Laura Pontius, Albion, Ind., has found her legal career moving increasingly toward public education. This fall, her speaking gigs will include teaching Environmental Policy and Politics in Merry Lea’s Sustainability Leadership Semester (SLS).
Students in the SLS live at Merry Lea’s Rieth Village for the fall semester, taking the same block of courses, exploring the region and meeting leaders involved in positive change. The program is interdisciplinary because the complex environmental challenges it deals with require collaboration from many perspectives.
What does immigration law have to do with sustainability? Increased global migration caused by climate change is the connecting point.
“We are seeing a major increase to climate migrants and refugees in recent years, with large amounts of movement coming from around the equator,” Laura says.
Policy responds to climate change
Laura’s SLS course will look at how policy is formed at the international, national, state and local levels. At the international level, the group will study the effect climate change has on global migration patterns. Regionally, students may meet with a legislator working with state-level policy or examine how a city is approaching climate change through enacted regulations and policies.
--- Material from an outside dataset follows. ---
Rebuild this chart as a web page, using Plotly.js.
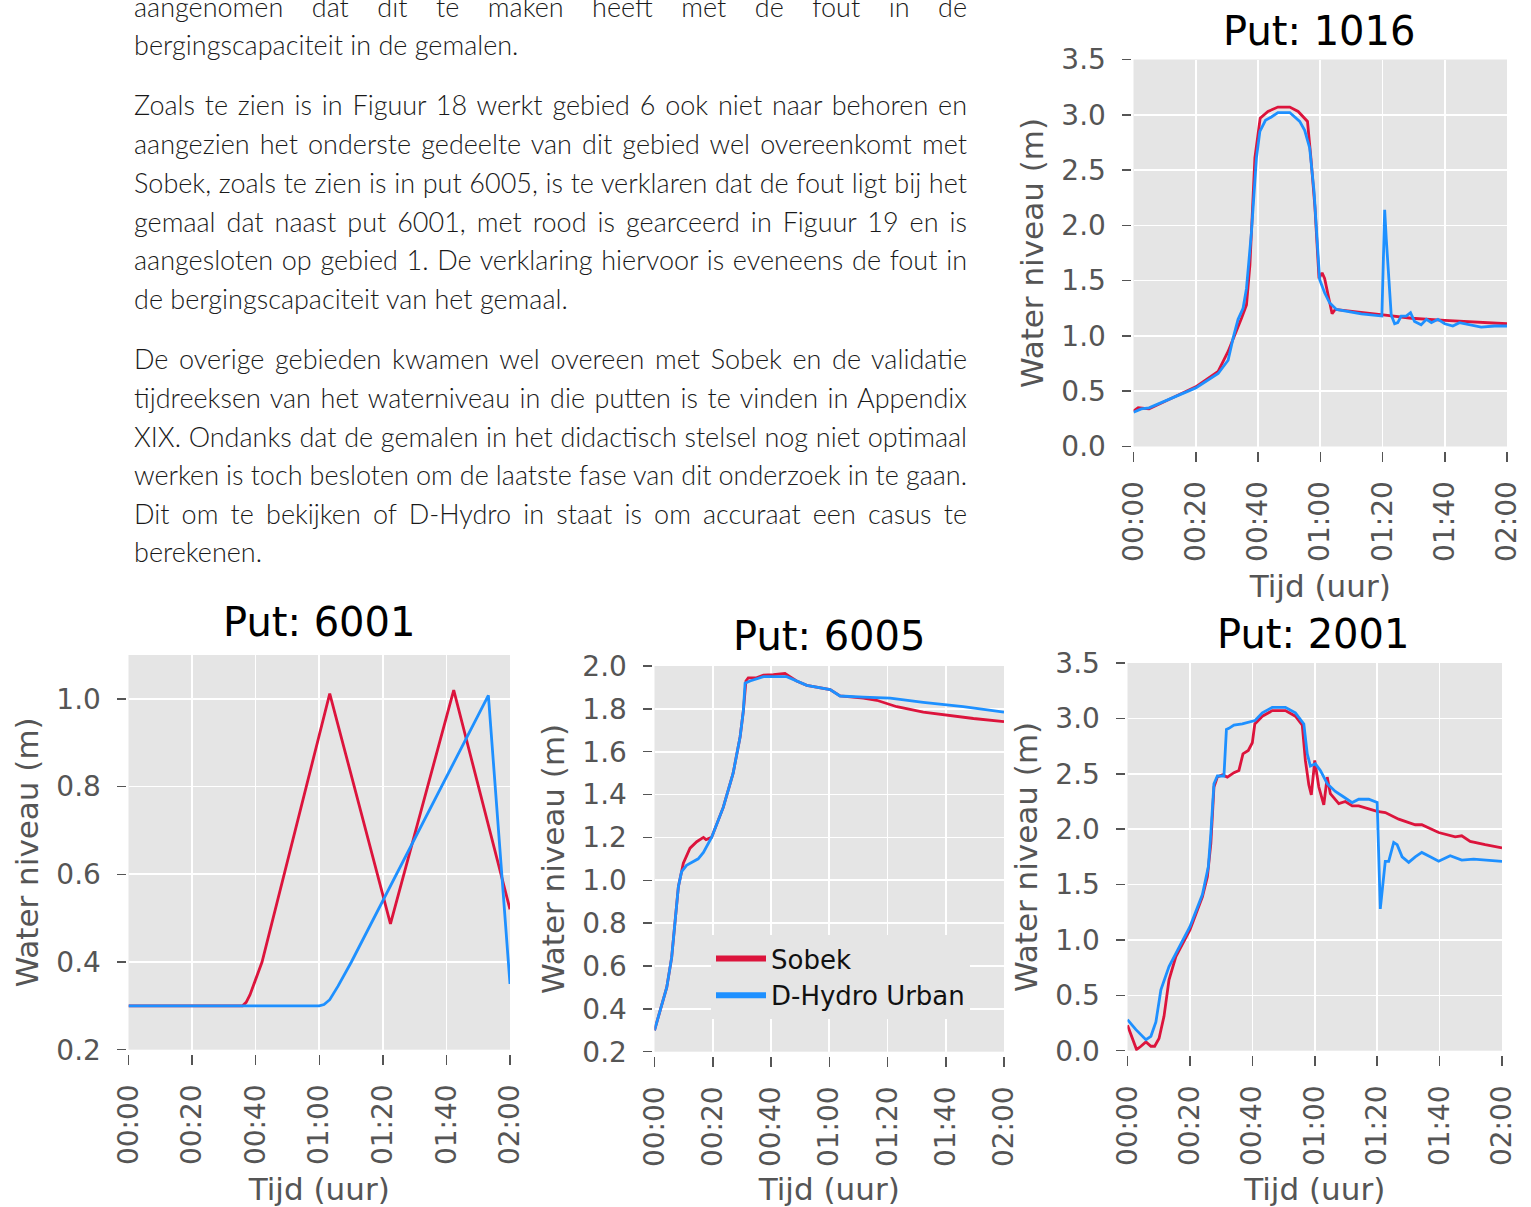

Laura has practiced immigration law ever since she finished law school. She has shepherded immigrants through the Deferred Action for Childhood Arrivals process; helped reunite marriage partners and worked with corporations on employment-based immigration. Asylum cases, trafficking cases and student visas have also been part of her workday.
Addressing fear and anxiety
Currently, Laura sees fewer clients and devotes more of her time to the Fort Wayne office of the Neighborhood Christian Legal Clinic. On September 19, Welcoming Fort Wayne recognized her work on public education with a diversity award for community organization. The award recognized both Laura’s work educating the immigrant community about their legal options and a new program she helped launch that educates churches, non-profits and other community members about immigration. In both cases, Laura’s job involves dispelling rumors and demystifying what people hear in the mainstream media. She tries to address the fear and anxiety present in immigrant and non-immigrant communities alike.
Meanwhile, the SLS students await their policy course, which falls in November.
“I’m excited to learn ways that I might be able to help influence a political system that feels so far beyond my control!” says Christian Gehman, a Goshen College senior.